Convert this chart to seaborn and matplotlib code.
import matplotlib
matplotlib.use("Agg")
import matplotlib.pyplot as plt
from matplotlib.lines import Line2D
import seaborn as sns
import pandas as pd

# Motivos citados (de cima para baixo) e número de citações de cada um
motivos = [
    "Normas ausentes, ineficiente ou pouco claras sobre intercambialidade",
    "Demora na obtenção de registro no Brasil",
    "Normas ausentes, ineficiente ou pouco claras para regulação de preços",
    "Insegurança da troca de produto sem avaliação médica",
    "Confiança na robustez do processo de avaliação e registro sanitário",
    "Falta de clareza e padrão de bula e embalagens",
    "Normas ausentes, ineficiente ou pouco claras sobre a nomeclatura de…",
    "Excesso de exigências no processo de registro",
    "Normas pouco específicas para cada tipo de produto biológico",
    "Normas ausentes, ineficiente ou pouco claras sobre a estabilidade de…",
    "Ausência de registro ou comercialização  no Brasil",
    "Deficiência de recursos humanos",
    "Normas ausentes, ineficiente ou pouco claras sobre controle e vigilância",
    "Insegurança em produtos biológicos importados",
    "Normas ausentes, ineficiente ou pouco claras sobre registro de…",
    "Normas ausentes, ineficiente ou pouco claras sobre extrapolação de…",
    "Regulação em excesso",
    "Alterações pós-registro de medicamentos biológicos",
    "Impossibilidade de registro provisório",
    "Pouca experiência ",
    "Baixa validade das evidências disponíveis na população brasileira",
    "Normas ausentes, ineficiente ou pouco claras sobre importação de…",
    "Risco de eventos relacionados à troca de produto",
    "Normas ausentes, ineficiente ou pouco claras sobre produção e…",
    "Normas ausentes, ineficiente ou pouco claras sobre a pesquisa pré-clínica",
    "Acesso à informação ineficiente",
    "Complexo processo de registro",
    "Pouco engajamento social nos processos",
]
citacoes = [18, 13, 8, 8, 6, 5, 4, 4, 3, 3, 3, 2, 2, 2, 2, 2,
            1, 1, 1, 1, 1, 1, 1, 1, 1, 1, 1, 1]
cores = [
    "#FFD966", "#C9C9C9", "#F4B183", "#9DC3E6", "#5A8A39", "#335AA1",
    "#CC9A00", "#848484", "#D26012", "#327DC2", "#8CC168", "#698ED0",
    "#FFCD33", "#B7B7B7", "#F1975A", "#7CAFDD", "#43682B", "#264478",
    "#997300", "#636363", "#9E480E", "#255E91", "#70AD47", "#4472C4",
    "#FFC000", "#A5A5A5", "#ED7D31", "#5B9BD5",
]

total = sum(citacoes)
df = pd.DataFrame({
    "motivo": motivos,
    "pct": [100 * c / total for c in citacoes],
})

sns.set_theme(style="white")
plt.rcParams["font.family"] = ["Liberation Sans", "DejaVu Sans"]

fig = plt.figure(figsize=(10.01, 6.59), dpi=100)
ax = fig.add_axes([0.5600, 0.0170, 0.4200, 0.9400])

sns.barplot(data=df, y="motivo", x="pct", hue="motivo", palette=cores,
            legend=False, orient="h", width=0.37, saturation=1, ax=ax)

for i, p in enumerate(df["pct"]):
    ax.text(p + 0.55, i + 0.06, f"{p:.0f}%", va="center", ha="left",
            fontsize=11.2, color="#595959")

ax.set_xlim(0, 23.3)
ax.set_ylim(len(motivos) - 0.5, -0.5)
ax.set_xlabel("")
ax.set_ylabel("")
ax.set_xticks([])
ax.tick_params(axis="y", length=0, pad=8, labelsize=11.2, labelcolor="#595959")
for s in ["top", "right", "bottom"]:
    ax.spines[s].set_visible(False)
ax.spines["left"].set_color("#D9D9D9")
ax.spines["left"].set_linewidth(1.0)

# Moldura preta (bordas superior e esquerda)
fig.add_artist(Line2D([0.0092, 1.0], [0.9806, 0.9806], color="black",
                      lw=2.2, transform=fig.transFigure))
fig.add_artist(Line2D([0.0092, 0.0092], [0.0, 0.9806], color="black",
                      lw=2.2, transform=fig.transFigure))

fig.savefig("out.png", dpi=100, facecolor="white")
------------------------------
Go through the material line by line. Show each line that contains the string "matplotlib".

Convert this chart to seaborn and matplotlib code.
import matplotlib
matplotlib.use("Agg")
import matplotlib.pyplot as plt
from matplotlib.lines import Line2D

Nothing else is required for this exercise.